The whole thing was vague and arcane to anyone not trapped in the Fox News universe. Trump’s entire campaign has been like Jaws 2, a vastly inferior sequel with a director who is not Steven Spielberg, trying and failing to recapture lightning in a bottle. “Crooked Hillary” resonated with his supporters; “Sleepy Joe” not so much.

The clarity of the “Make America great again” brand and a hardline message on immigration, trade and the wall has been replaced by “Make America great again, again, again, again,” – as he put it in Tuscon, Arizona this week – and frantic efforts to talk about anything but the coronavirus crisis pandemic that has killed more than 220,000 Americans so far this year, and infected millions, including the president himself.

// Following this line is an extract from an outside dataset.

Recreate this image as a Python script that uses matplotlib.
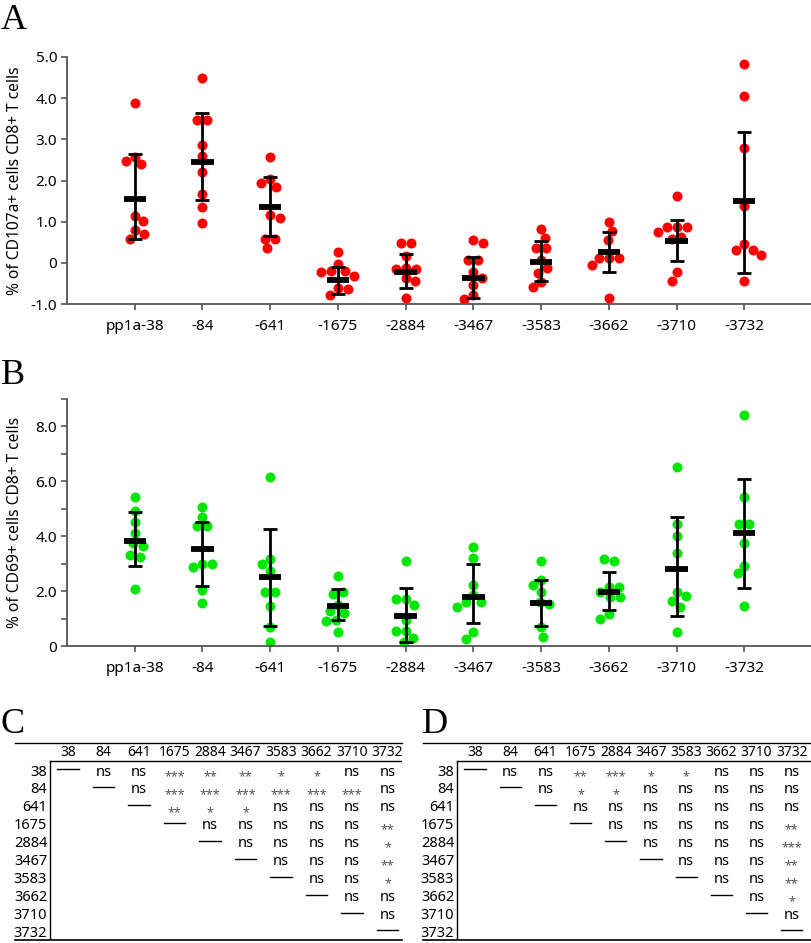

But if he could not run against Clinton again, Trump would have settled for Bernie Sanders or Elizabeth Warren, whom he could have tried to portray as radical leftists. On Thursday he tried it with Biden on healthcare, citing Sanders’ work on “socialised medicine” in Vermont; it was then Biden pointed out he is his own man, and defeated the supporters of the universal healthcare plan Medicare for All.

The second and final presidential debate appeared to be a final vindication of the wisdom of Democratic primary voters – Iowa and New Hampshire apart – who judged Biden to be the pragmatic choice to run against Trump. He solidified a candidacy that has avoided the negatives of Clinton and potential negatives of his primary rivals.

As for Trump, the world witnessed Bruce Banner fighting hard to keep his inner Hulk at bay. Advisers had warned him to avoid the smash up of the first debate when, according to the Axios website, he interrupted Biden 71 times, while Biden interrupted him 22 times.

Under the excellent moderation of NBC News’s Kristen Welker, it actually resembled fairly normal political spectacle. At around half-time, the president even told Welker: “So far, I respect very much the way you’re handling this.”

Let no one use the dreaded terms “presidential” or “pivot” with regard to Trump, however. Wearing a Republican red tie, he unloaded a rally’s worth of falsehoods and was notably outmanoeuvred by Biden, wearing Democratic blue, on Covid-19, child separations at the border and race.

“We’re rounding the turn, we’re rounding the corner, it’s going away,” Trump said of the virus, even as it surges to highest point since the summer. “We’re learning to live with it.”

Biden seized the opening. “He says, ‘We’re learning to live with it’. People are learning to die with it.”

Trump and Biden clash on coronavirus during final presidential debate – video

Biden also struck a chord with: “Two hundred twenty thousand Americans dead. If you hear nothing else I say tonight, hear this: anyone who is responsible, for not taking control – in fact, saying I take no responsibility initially – anyone that is responsible for that many deaths should not remain as president of the United States of America.”

He warned: “We’re about to go into a dark winter, a dark winter, and he has no clear plan.”

Perhaps the most revealing segment, however, was on race. Welker, herself a woman of colour, outlined how Black parents, irrespective of economic class, give their children “the talk”, including how to respond when they are pulled over by police. It was a question bound to expose Trump.

“Nobody has done more for the Black community than Donald Trump, with the exception of Abraham Lincoln – the possible exception – but the exception of Abraham Lincoln, nobody has done what I’ve done,” Trump said. “I’m the least racist person in this room.”

Biden shot back sarcastically: “Abraham Lincoln here is one of the most racist presidents we’ve had in modern history. He pours fuel on every single racist fire – every single one. This guy is a dog whistle as big as a foghorn.”

Criticising Biden over a 1994 crime law that led to mass incarceration, the president accused him of calling African American men “super-predators”. Another lie. It was Clinton, not Biden, who once used that term. Proof again that Trump is still fighting the last war. This ultimately inconsequential debate did nothing to alter to the prevailing view that he is likely to lose it.